Stoke Therapeutics, a biotechnology company pioneering a new way to treat the underlying cause of genetic diseases by precisely upregulating protein expression, today announced that the U.S. Food and Drug Administration (FDA) has granted orphan drug designation to its lead product candidate, STK-001, an investigational new treatment for Dravet syndrome.
Dravet syndrome is a severe and progressive genetic epilepsy, characterized by frequent, prolonged and refractory seizures beginning within the first year of life. The effects of the disease go beyond seizures and often include cognitive regression or developmental stagnation, ataxia, speech impairment and sleep disturbances. Compared with the general epilepsy population, people living with Dravet syndrome have a higher risk of sudden unexpected death in epilepsy, or SUDEP. Approximately 85% of Dravet syndrome cases are caused by spontaneous, heterozygous loss of function mutations in the SCN1A gene. This gene encodes the voltage-gated sodium channel type 1 alpha subunit (NaV1.1). Currently available treatments do not address this mutation, the underlying cause of Dravet syndrome.
“The need for a medicine that will treat the underlying cause of Dravet syndrome is clear to anyone who has seen the devastating effects of the disease, and the significant impact it has on patients and their families,” said Barry S. Ticho, M.D., Chief Medical Officer of Stoke Therapeutics. “Our goal with STK-001 is to slow or even stop disease progression by treating the underlying cause of Dravet syndrome. STK-001 is designed to selectively upregulate one allele of the SCN1A gene to restore the protein expression to near-normal levels. We are on track to submit our investigational new drug application for STK-001 to the FDA in early 2020 and to begin a Phase 1/2 clinical study in the first half of the year.”

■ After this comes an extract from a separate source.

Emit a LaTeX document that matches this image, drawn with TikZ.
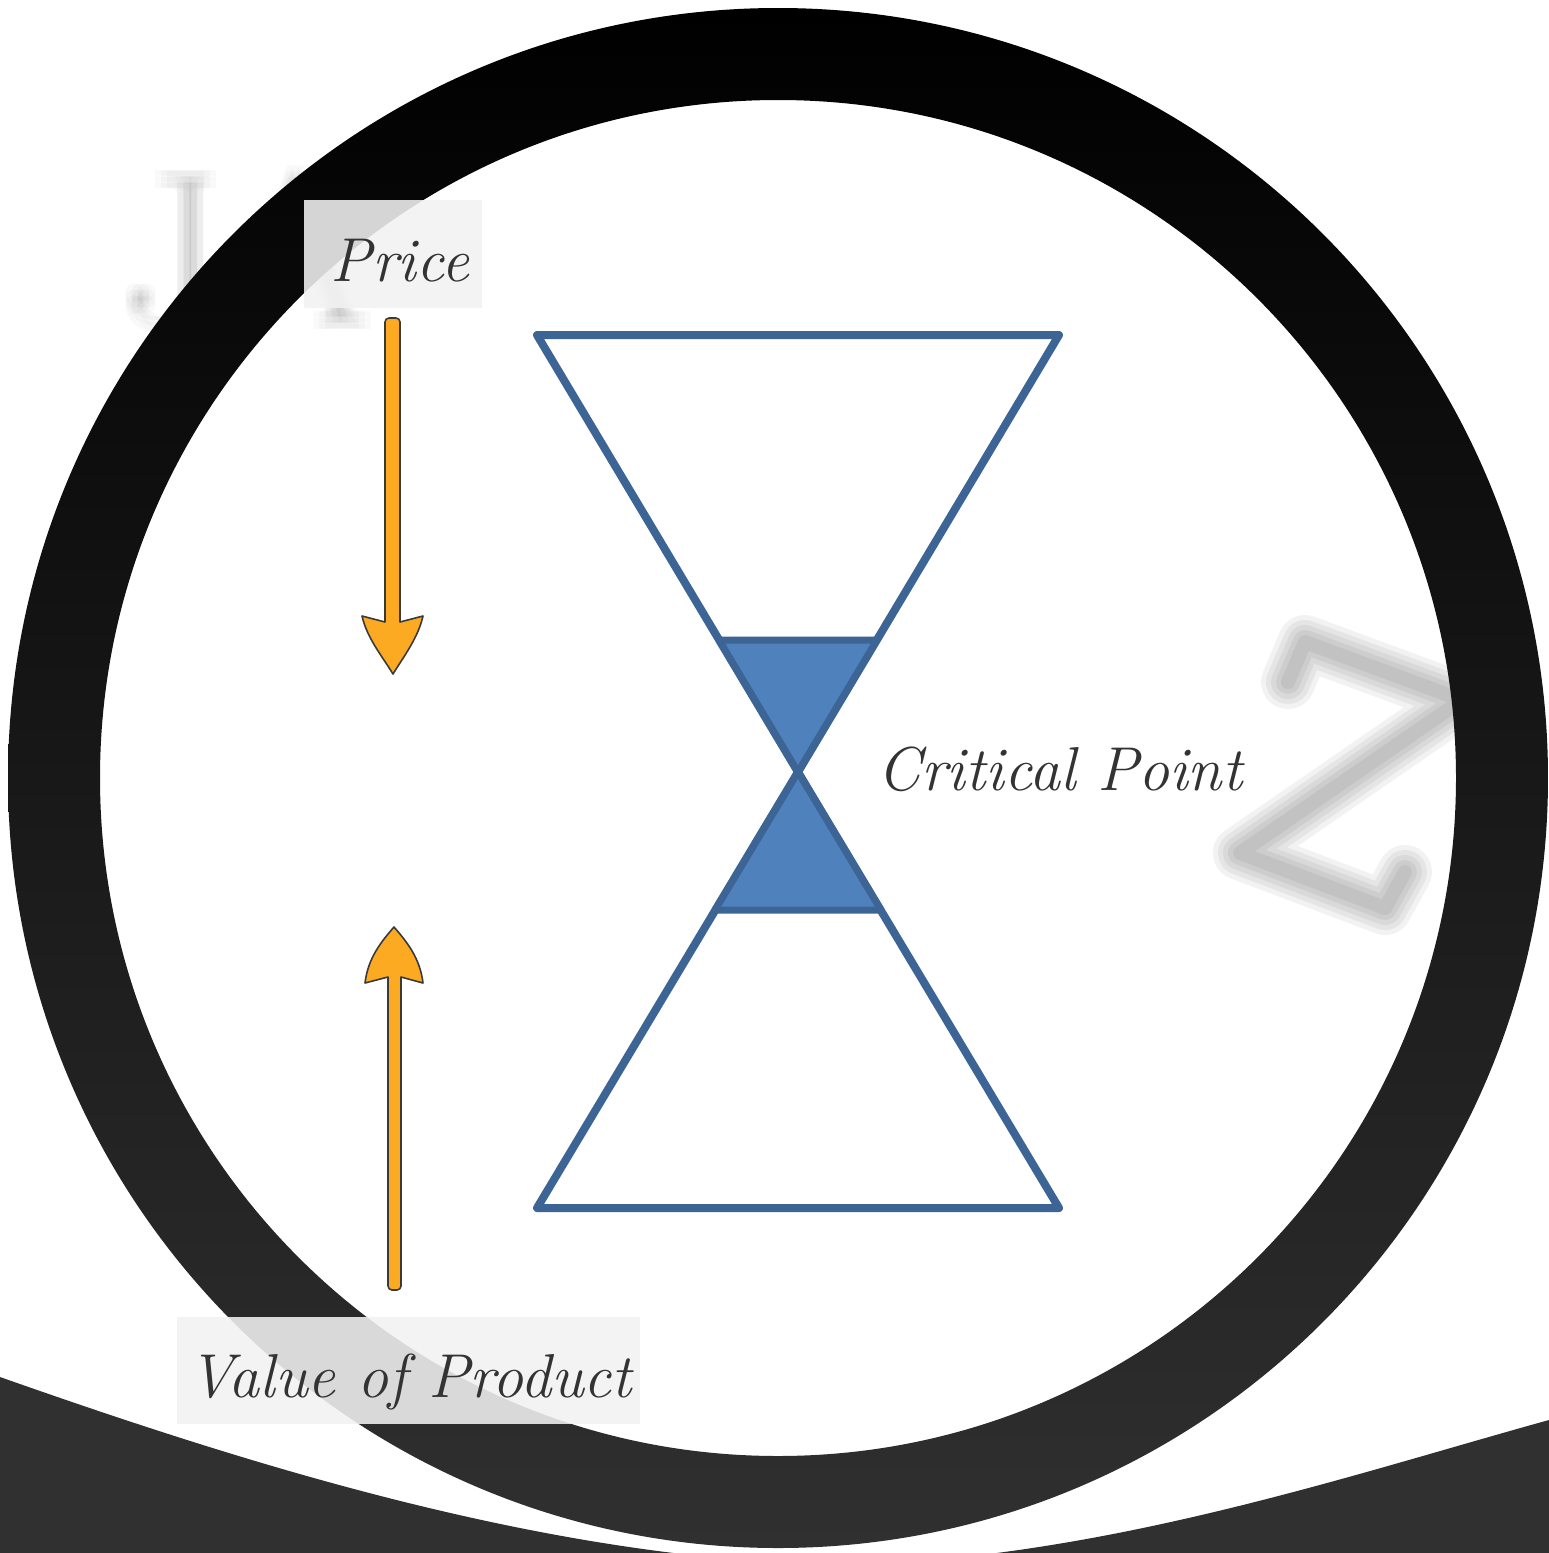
\documentclass[tikz,border=0pt]{standalone}
\usepackage{fontspec}
\definecolor{hgline}{HTML}{3C6494}
\definecolor{hgfill}{HTML}{4F81BD}
\definecolor{arrfill}{HTML}{FCAA22}
\definecolor{arredge}{HTML}{3A3A3A}
\definecolor{boxfill}{HTML}{F2F2F2}
\definecolor{txt}{HTML}{333333}
\definecolor{ringbot}{HTML}{303030}
\definecolor{darkbg}{HTML}{303030}
\begin{document}
\begin{tikzpicture}[x=1pt,y=-1pt,
  hg/.style={draw=hgline, line width=8pt, line join=round},
  hgfill/.style={fill=hgfill, draw=hgline, line width=7pt, line join=round},
  arr/.style={fill=arrfill, draw=arredge, line width=1.6pt, line join=round},
  lbox/.style={fill=boxfill, fill opacity=0.88, inner sep=0pt, anchor=north west},
  lbl/.style={text=txt, anchor=base, inner sep=0pt, font=\fontsize{62}{66}\selectfont\itshape},
  blur/.style={draw=black, opacity=0.05, line cap=round, line join=round}]
\useasboundingbox (0,0) rectangle (1549,1553);
\fill[white] (0,0) rectangle (1549,1553);
% faint blurred background marks
\foreach \dx/\dy in {-6/-6,0/-6,6/-6,-6/0,0/0,6/0,-6/6,0/6,6/6} {
  \node[text=black, text opacity=0.022, anchor=base west, inner sep=0pt, font=\fontsize{215}{215}\selectfont] at (120+\dx,323+\dy) {JA};
}
\foreach \w in {54,44,34,24,14} {
  \draw[blur, line width=\w pt]
    (1288,682) -- (1305,642) -- (1462,700) -- (1240,853) -- (1385,908) -- (1405,872);
}
% dark bottom region
\fill[darkbg] (0,1553) -- (0,1377) .. controls (250,1465) and (550,1560) .. (840,1565)
  .. controls (1100,1560) and (1350,1475) .. (1549,1420) -- (1549,1553) -- cycle;
% ring
\shade[top color=black, bottom color=ringbot, even odd rule]
  (778,778) circle[radius=770] (778,778) circle[radius=678];
% hourglass
\draw[hg] (537,335) -- (1059,335) -- (798,772) -- cycle;
\draw[hg] (537,1208) -- (1059,1208) -- (798,772) -- cycle;
\filldraw[hgfill] (719,640) -- (877,640) -- (798,772) -- cycle;
\filldraw[hgfill] (715,910) -- (881,910) -- (798,772) -- cycle;
% arrows
\filldraw[arr] (385,622) [rounded corners=4] -- (385,318) -- (400,318) [sharp corners] -- (400,622)
  -- (423,616) .. controls (418,638) and (404,656) .. (393,674)
  .. controls (382,656) and (367,638) .. (362,616) -- cycle;
\filldraw[arr] (388,977) [rounded corners=4] -- (388,1290) -- (401,1290) [sharp corners] -- (401,977)
  -- (423,983) .. controls (420,958) and (407,942) .. (394,927)
  .. controls (381,942) and (368,958) .. (365,983) -- cycle;
% label boxes
\node[lbox, minimum width=178pt, minimum height=108pt] (pricebox) at (304,200) {};
\node[lbox, minimum width=463pt, minimum height=107pt] (valuebox) at (177,1317) {};
% labels
\node[lbl] (price) at (400,281) {Price};
\node[lbl] (value) at (410,1397) {Value of Product};
\node[lbl] (crit) at (1060,790) {Critical Point};
\end{tikzpicture}
\end{document}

The FDA’s Office of Orphan Drug Products grants orphan status to support the development of medicines for safe and effective treatment, diagnosis or prevention of rare diseases or disorders that affect fewer than 200,000 people in the United States. Orphan drug designation entitles recipients to various development incentives, including tax credits for qualified clinical testing, an exemption from FDA application fees, and a seven-year period of marketing exclusivity in the United States, if the drug is approved.